Memories of Hastings Pier

When I saw footage of Hastings Pier up in flames earlier this week, I almost burst into tears. I didn’t feel anger because it seems that all the best piers meet the same fate: fall into disuse, owners not prepared to invest, and then up in flames.

Hastings is a romantic place. It is full of artists and chancers and wasters and dreamers. I fitted in nicely. I’d only been living there a few weeks, back in 2002, when the pier ballroom was being reopened. I was doing the ents pages for the local paper and got accosted by a bug-eyed fella by the name of Paul Hutchinson, plus beautiful accomplice.

They had designed a night called Phase:02, which was pretty much a shout out for everyone who liked to get mashed up – ie the whole town – to come and have a party. I went down there with a son of an artist called Jonathan, and we joined the happy throng.

I grew up in Romford where club nights are pretty much the preserve of the young, or very young. But in Hastings you pitch up at nights and you will find everyone from teenagers in hoodies, right up to grandparents. There’s no cliques or little subcultures, you either want to crack on, or you don’t.  Most do.

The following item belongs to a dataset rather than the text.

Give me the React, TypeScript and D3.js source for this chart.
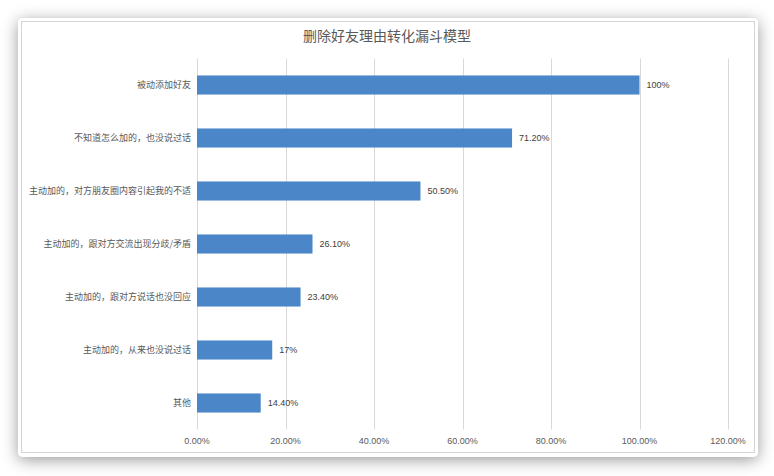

Needless to say details of the night are sketchy at best, but it left me feeling good about living in this seaside town.

Over the course of the next three years, I saw all manner of people in there: Jimmy Carson, Nick Cave, Chas & Dave, and, three weeks before he died, Joe Strummer. I interviewed Strummer over the phone before the gig and he had a desire to come back to do the pier, to a place where the Clash had played, where the Stones had played. It was a legendary venue.

I often wrote stories about the pier. The possibility of new ‘boutique’ shops, the rent prices, the need for investment. The pier did get some investment while I was there, but it was never enough. The place was always getting patched up, while the traders just about hung on.

Hutchinson soon flew the nest, a string of debtors shaking their fists, and in his place came Dave Preedy, a man designed to run a cabaret venue. He was all tattoos and tall tales, another man placing his dreams in a crumbling edifice above the sea. He didn’t last long after what money he had ran out.

But the fact is that people just like piers. It’s great to be on land but over the sea. It’s wonderful to look back at Hastings seafront and see the line of grand old houses, and Pelham Crescent and the castle above. It was good to sit and have a cocktail on the pier apron, with the fortune teller in her little hut down the way, and the smell of frying burgers and onions over the other side, and a couple of old people having a fag outside the bingo hall.

The pier closed again a few years later, for safety reasons. And, as the place was always quite rickety, you imagine those reasons were fairly compelling. But people were determined to get the thing reopened. On one of my more recent visits I was walking past the pier, feeling a pang of sadness to see the place bolted up, even if it was a windy and rainy winter’s day. And there outside was a couple of old women, collecting money for a fighting fund. I gave a couple of quid, knowing it was probably futile.

It seems now, a few days after the fire, that if people really want to save the thing, to stop it going the way of the West Pier in Brighton, it could happen. I bloody well hope so, but they’ll probably need an awful lot of cash. Piers are romantic places, but like theatres, they eat money.